I’ve always had a flair for the (over)dramatic, counterbalanced only slightly by my left brain’s halfhearted attempt at pragmatism. From the time I got my first feather boa at the age of three, I dreamed of a Hollywood spotlight and a star with my name on it and spent my childhood drawing “lovely ladies”—my juvenile attempts at fashion artistry—and producing home videos with an antiquated camcorder and my dad as a director in between accelerated math classes, orchestra practice, and several failed attempts at athleticism.
In short, my girlhood aspirations followed a somewhat atypical progression from movie actress to Broadway star, concert violinist to world traveler, and, finally, bestselling author to Ph.D. Growing up, I strove to bring these dreams to life, each in their own way.
My camcorder movies were viewed by friends and family in my family’s home theater with mixed success (grandparents gave them rave reviews; my peers were considerably less enthralled) and I played the title character in “Miguel the Monkey” at a youth theater camp production one summer. I made it far enough as a violinist to be the featured soloist with my local orchestra and receive a full-ride scholarship to a private university, only to refuse it due to my decision that, if I was going to make any music at all, I would rather it be of the jazz variety. (Entrant the first major regret in my life.)
After that, I stalled out somewhere around bestselling author, a time during which my young adult novels sold as #1 in their category on Amazon.com (a small honor in its own right; even more so when one graciously fails to consider that there weren’t many novels in those categories with which to compete). Days before my eighteenth birthday, I went so far as to sign a contract and subsequently release a book with a top 20 publisher, but my abysmal marketing skills ensured that my literary future was aborted practically before its conception.
Henceforth, I have currently settled into a nomadic sort of existence in the dangerous wasteland between M.Ed. and Ph.D, teaching students the literary skills that I, myself, still hope to master and dreaming of the perfect doctoral degree program or a second-chance literary success. And, while I am yet to become a world traveler, I am still gamely checking countries and continents off my list as often as my starving student/artist salary enables me to do so.
As I mentioned, I tend to take things (over)seriously and explain them (over)dramatically.

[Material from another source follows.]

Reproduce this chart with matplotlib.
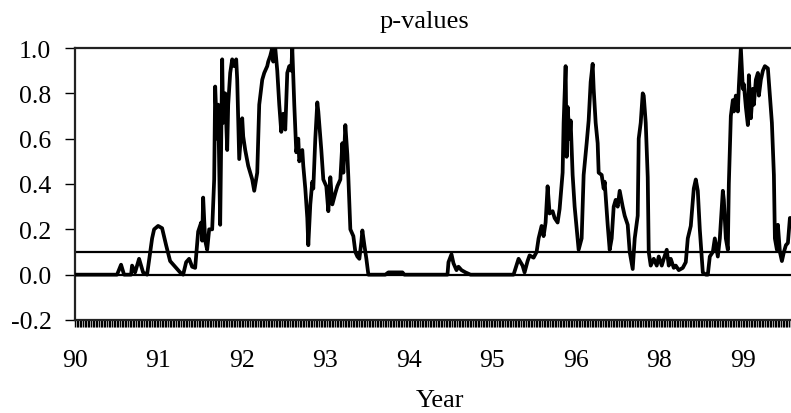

If I haven’t lost your attention yet, then I would like to inform you that I love cats and hate coffee, I (quite obviously) have an obsessive passion for vintage Hollywood, I eat more calories than I should which requires that I exercise more than I would like, and I live with my (often over-dressed) husband in a midcentury modern house two doors down the street from my mother (who manages the most exclusive five-star restaurant in the world) and father (who now spends his time making films about his life as a sea captain instead of his daughter’s melodramatic antics) and one very dainty, slightly fluffy cat named Chantilly Cream Hepburn. (Yes, I named her.)
It’s a bit of an unconventional existence, sewn together from the glorious patchwork of my equally unorthodox upbringing, but it’s mine and I love it dearly. If you’d like I would love to invite you to come along with me as I continue to live the lovely life with the people I love the most and a little (aka: lot of) help from the love of my savior, Jesus Christ. Allons-y!
“The greatest victory has been to be able to live with myself, to accept my shortcomings…I’m a long way from the human being I’d like to be. But I’ve decided I’m not so bad after all.”